A Prequel To “The Walking Dead”
Shah Tazrian Ashrafi
While AMC’s uber-popular, savage drama ‘The Walking Dead’ had its viewers’ attention glued, a companion series by the same creators, Robert Kirkman and Dave Ericson, secured quite a special spot for itself on the same platform. Kicking off as a dull entry to the zombie apocalypse fans, Fear The Walking Dead clearly didn’t stick to the tag, and it ended up fully embracing the zombie apocalypse fans by the mid of season 2 as the expected anticipation jumped in through the dramatic episodes. As opposed to the pouring misconceptions of it being a spin-off, this series is distinct from The Walking Dead as Kirkman himself voiced that it was not a spin-off. Furthermore, the characters aren’t common, and unlike The Walking Dead, the series develops from the outset of the outbreak.
An unusual flu breaks out in the city of Los Angeles, signaling the apocalypse, which emphasizes this tough drama. The series follows a dysfunctional, blended family conjuring up the will to reinvent themselves for survival as they are forced to abandon Los Angeles and head to Mexico in search of a sanctuary. The Clark-Manawa family and the rest often find themselves in emotionally perplexing circumstances like losing loved ones and resorting to tough decisions since the adversities never cease. They must accept new attitudes and grip new skills while civilization slumps around them. The leading character, Madeline Clark, a high school guidance counselor, semi-sketches the pivotal role of Rick Grimes from The Walking Dead, fitting herself in a significant character’s suit. Her resilient attitude, quick thinking ability, motherly love and logical conclusions sprinkled throughout every season, which is one of the reasons I was not disappointed by this prequel. On the contrary, Travis Manawa, Madeline’s boyfriend, plays a short-tempered figure with a calm face, and that somehow made me dislike the character since his actions invite more trouble to the crew, though his intentions focus around the betterment of everyone. Apart from them, Nick and Alicia (children of Madeline), also fit themselves in the pivotal suites. While Madeline, Travis, Nick, and Alicia lead the survivors’ group intermittently, this series lacks a main lead like Rick Grimes, who glues the whole crew together on The Walking Dead; since the characters function like Rick Grimes at times and disintegrate into a side role after some episodes.

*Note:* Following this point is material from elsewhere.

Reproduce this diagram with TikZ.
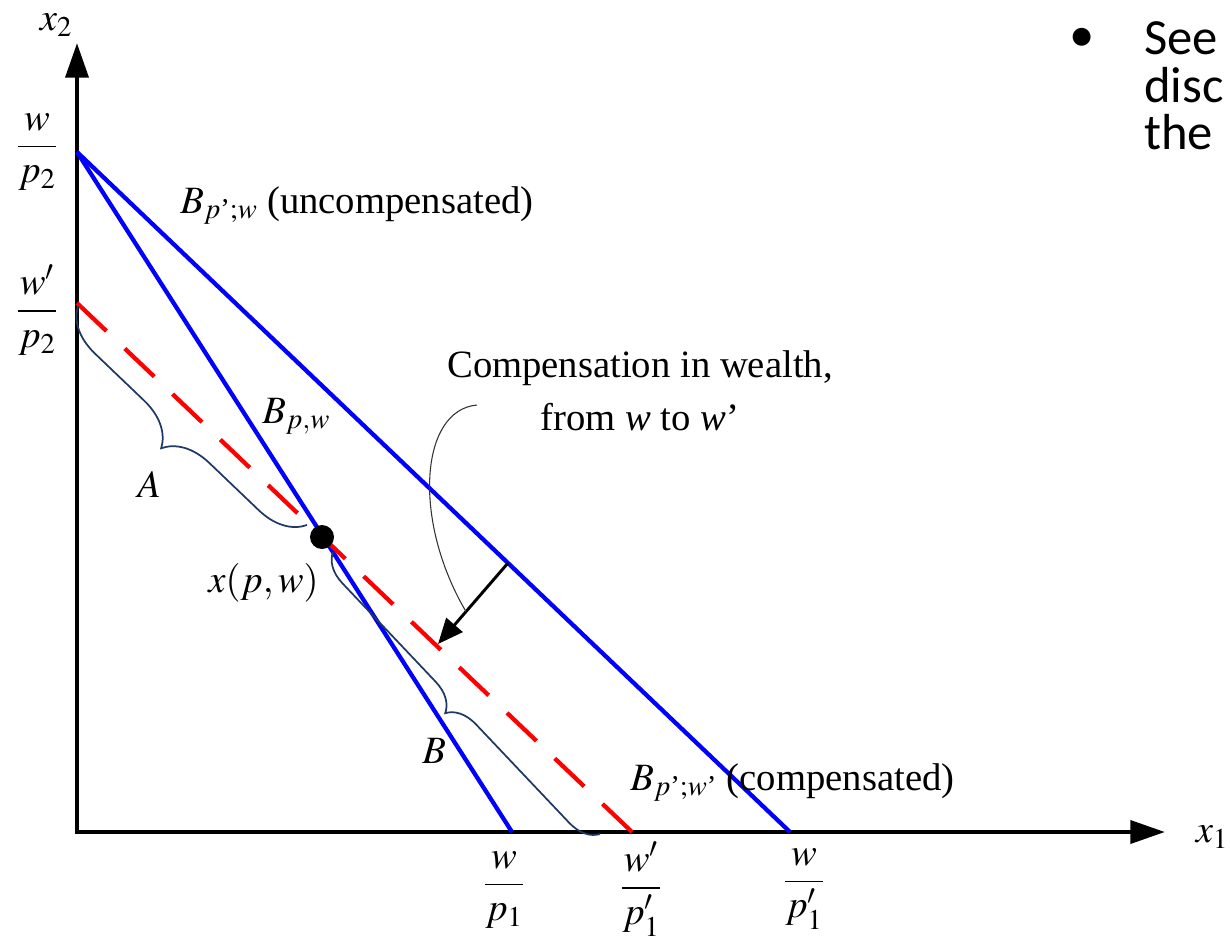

Though the first season seemed like an uneventful start to the viewers, things took a positive turn quite fast when its new season hit AMC right after, lifting the viewers from a cliffhanger, adding some graphic scenes, and featuring the mental ordeals in the collapsed world through the survivors’ lenses. Adding to it, after June-21st’s episode, it’s been predicted by Forbes that this prequel might as well surpass Kirkman’s sky-high rated The Walking Dead.
Despite the caustic reviews surrounding some lacking floating on the internet, this prequel is definitely worth your while if you’re a zombie apocalypse fan since it’s clearly not a spin-off and The Walking Dead is due in October.